3 Companies That Should Be Gone by the 2012 Elections

Includes: FMARQ, RAD, YRCW
by: Mark Riddix

We have just gotten through the 2010 election season. Now everyone is turning their attention to 2012. On that note, let’s take a look at a few companies that I believe will not be around during the next election cycle. These companies are struggling to stay alive and their stock prices reflect their dire circumstances.
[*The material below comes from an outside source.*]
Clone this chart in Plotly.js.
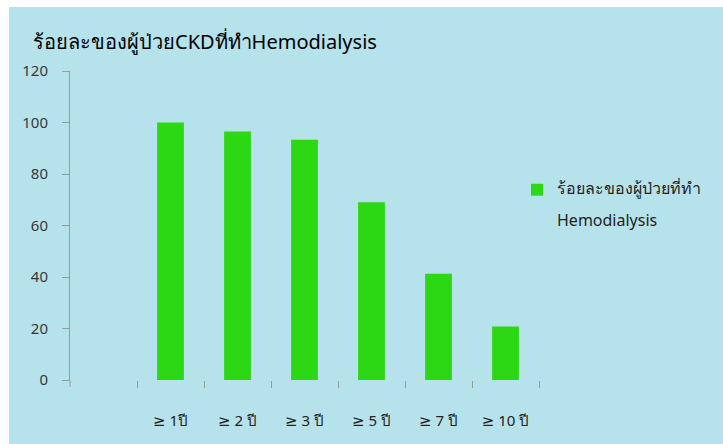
<!DOCTYPE html>
<html>
<head>
<meta charset="utf-8">
<script src="https://cdn.plot.ly/plotly-3.0.1.min.js"></script>
<style>
html,body{margin:0;padding:0;background:#ffffff;}
#chart{position:absolute;left:9px;top:7px;width:714px;height:437px;}
</style>
</head>
<body>
<div id="chart"></div>
<script>
const categories = ["≥ 1ปี", "≥ 2 ปี", "≥ 3 ปี", "≥ 5 ปี", "≥ 7 ปี", "≥ 10 ปี"];
const percentValues = [100, 96.5, 93.3, 69, 41.3, 20.8];
const seriesLine1 = "ร้อยละของผู้ป่วยที่ทำ";
const seriesLine2 = "Hemodialysis";
const chartTitle = "ร้อยละของผู้ป่วยCKDที่ทำHemodialysis";
const yTicks = [0, 20, 40, 60, 80, 100, 120];

const fontFam = "Tahoma, 'Noto Sans', 'DejaVu Sans', sans-serif";

const trace = {
  type: "bar",
  x: categories,
  y: percentValues,
  name: "<span style='font-size:16px'>" + seriesLine1 + "</span><br><br><span style='font-size:16px'>" + seriesLine2 + "</span>",
  marker: {color: "#2cd814"},
  width: 0.4,
  showlegend: true,
  hoverinfo: "x+y"
};

const layout = {
  width: 714,
  height: 437,
  paper_bgcolor: "#b6e2eb",
  plot_bgcolor: "rgba(0,0,0,0)",
  margin: {l: 61, r: 184, t: 64, b: 64},
  title: {
    text: chartTitle,
    font: {family: fontFam, size: 20, color: "#000000"},
    x: 24 / 714, xanchor: "left", xref: "container",
    y: 1 - 35 / 437, yanchor: "middle", yref: "container"
  },
  xaxis: {
    type: "category",
    range: [-1.5, 5.5],
    showline: false,
    showgrid: false,
    zeroline: false,
    ticks: "outside",
    tickson: "boundaries",
    ticklen: 7,
    tickcolor: "#9a9a9a",
    tickwidth: 1,
    tickfont: {family: fontFam, size: 15, color: "#222222"},
    ticklabelstandoff: 30
  },
  yaxis: {
    range: [0, 120],
    tickvals: yTicks,
    showline: true,
    linecolor: "#9a9a9a",
    linewidth: 1,
    showgrid: false,
    zeroline: false,
    ticks: "outside",
    ticklen: 7,
    tickcolor: "#9a9a9a",
    tickfont: {family: fontFam, size: 15, color: "#383838"},
    ticklabelstandoff: 11
  },
  shapes: [{
    type: "line", xref: "paper", yref: "paper",
    x0: 0, x1: 0, y0: 0, y1: -7 / 309,
    line: {color: "#9a9a9a", width: 1}
  }],
  legend: {
    x: (517 - 70) / 469, xanchor: "left",
    y: (380.5 - 176) / 309, yanchor: "top",
    bgcolor: "rgba(0,0,0,0)",
    font: {family: fontFam, size: 12, color: "#222222"},
    itemwidth: 30,
    valign: "top"
  },
  bargap: 0.6
};

Plotly.newPlot("chart", [trace], layout, {displayModeBar: false, staticPlot: true});
</script>
</body>
</html>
Rite Aid Inc. (NYSE:RAD) 95 cents per share

First up is a once prominent national chain that is now struggling to remain relevant. No, it’s not Blockbuster. It’s Rite Aid! The company has been under intense pressure since its failed merger with Albertson’s. Rite Aid is crumbling under its massive debt burden and declining sales. Same stores sales are down nearly 2% and have declined for 17 straight months. While CVS Caremark Corp. (NYSE:CVS) and Walgreens (WAG) are raking in profits, Rite Aid is drowning in red ink.

First Mariner Bancorp (FMAR) 74 cents per share

Next up is a local banking institution in my home state of Maryland. This stock has been in a freefall for two years. The bank has been doing a better job recently of raising revenue but the company still has not returned to profitability. The company has been under the intense scrutiny of bank regulators for the past year. Shares have recently dropped below $1 and the stock is now facing de-listing. With so many banks failing each week, it’s hard to see how the bank will remain afloat over the next year.
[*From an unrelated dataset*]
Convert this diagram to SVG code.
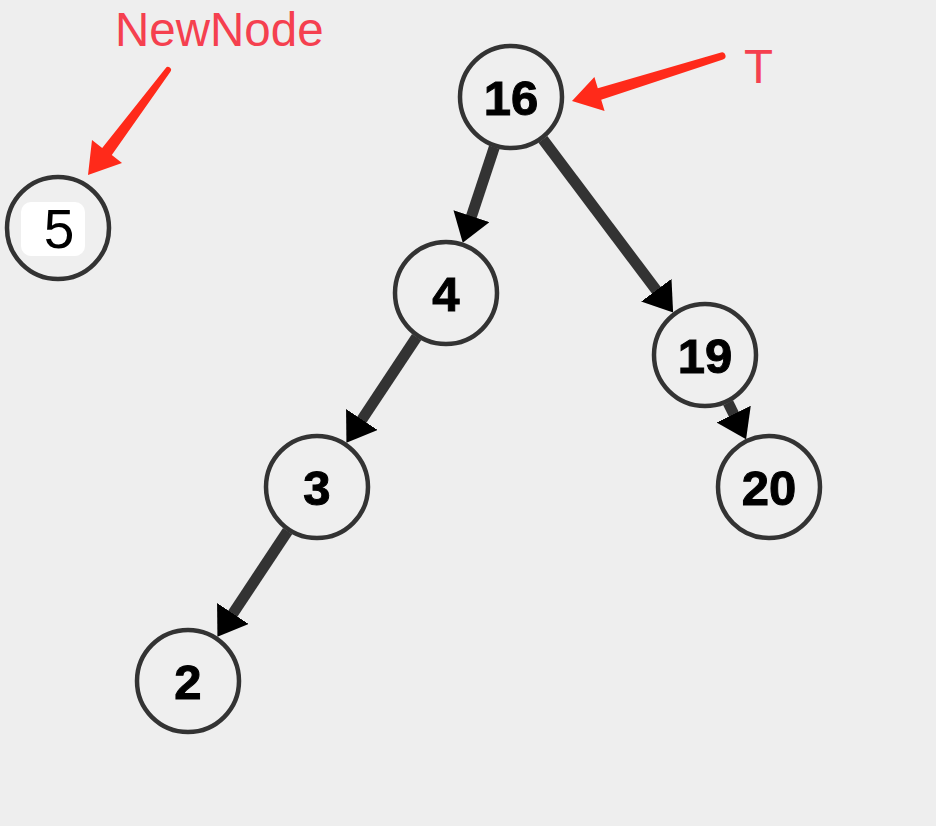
<svg xmlns="http://www.w3.org/2000/svg" width="936" height="826" viewBox="0 0 936 826">
<defs>
<marker id="ah" viewBox="0 0 28 38" markerWidth="28" markerHeight="38" markerUnits="userSpaceOnUse" refX="2" refY="19" orient="auto">
<path d="M0,0 L28,19 L0,38 Z" fill="#000"/>
</marker>
</defs>
<style>
.node circle{fill:#efefef;stroke:#333;stroke-width:4.5}
.node text{font-family:"Liberation Sans",Arial,sans-serif;font-size:49px;font-weight:bold;fill:#000;stroke:#000;stroke-width:1;text-anchor:middle}
.edge{stroke:#333;stroke-width:11;marker-end:url(#ah)}
.lbl{font-family:"Liberation Sans",Arial,sans-serif;font-size:47.5px;fill:#f5404f}
.ptr{fill:#ff2a1a}
</style>
<rect width="936" height="826" fill="#eeeeee"/>
<g id="connectors">
<line class="edge" x1="494.3" y1="147.3" x2="470.9" y2="218.0"/>
<line class="edge" x1="542.9" y1="139.4" x2="657.5" y2="291.8"/>
<line class="edge" x1="416.6" y1="337.1" x2="360.8" y2="421.2"/>
<line class="edge" x1="287.6" y1="531.1" x2="231.8" y2="615.2"/>
<line class="edge" x1="728.1" y1="402.7" x2="734.6" y2="415.9"/>
</g>
<g id="node-16" class="node"><circle cx="511" cy="97" r="51"/><text x="511" y="114.5">16</text></g>
<g id="node-4" class="node"><circle cx="446" cy="293" r="51"/><text x="446" y="310.5">4</text></g>
<g id="node-19" class="node"><circle cx="705" cy="355" r="51"/><text x="705" y="372.5">19</text></g>
<g id="node-3" class="node"><circle cx="317" cy="487" r="51"/><text x="317" y="504.5">3</text></g>
<g id="node-20" class="node"><circle cx="769" cy="487" r="51"/><text x="769" y="504.5">20</text></g>
<g id="node-2" class="node"><circle cx="188" cy="681" r="51"/><text x="188" y="698.5">2</text></g>
<g id="node-5" class="node"><circle cx="58" cy="228" r="51"/><rect x="21" y="202" width="64" height="54" rx="10" fill="#fff"/><text x="59" y="248" style="font-weight:normal;stroke:none;font-size:55px">5</text></g>
<g id="label-newnode">
<text class="lbl" x="115" y="46">NewNode</text>
<path class="ptr" d="M165.6,68.2 L102.2,147.9 L92,140 L88,175 L122,163 L111.8,155.1 L170.4,71.8 A3 3 0 0 0 165.6,68.2 Z"/>
</g>
<g id="label-t">
<text class="lbl" x="744" y="83">T</text>
<path class="ptr" d="M721,52.6 L597.8,88.25 L594.4,76.9 L572,101 L604.6,111.1 L601.2,99.75 L723,59.4 A3.5 3.5 0 0 0 721,52.6 Z"/>
</g>
</svg>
YRC Worldwide (NASDAQ:YRCW) $4.76 per share

The only reason that this company’s shares are traded on any major exchange is because of its 1:25 reverse split. This is a company that had a staggering $66.50 per share loss just a year ago. YRC Worldwide has tried everything to survive. The company has gotten union concessions on pay, benefits and managed to restructure some of its debt load. Despite all of these moves the company still has a massive debt load and is expected to lose $10 per share this year alone.

In my opinion the companies listed above cannot survive as currently configured. Their debt loads are much too high and these companies need to undergo a Chapter 11 bankruptcy to have any hope of long term survival.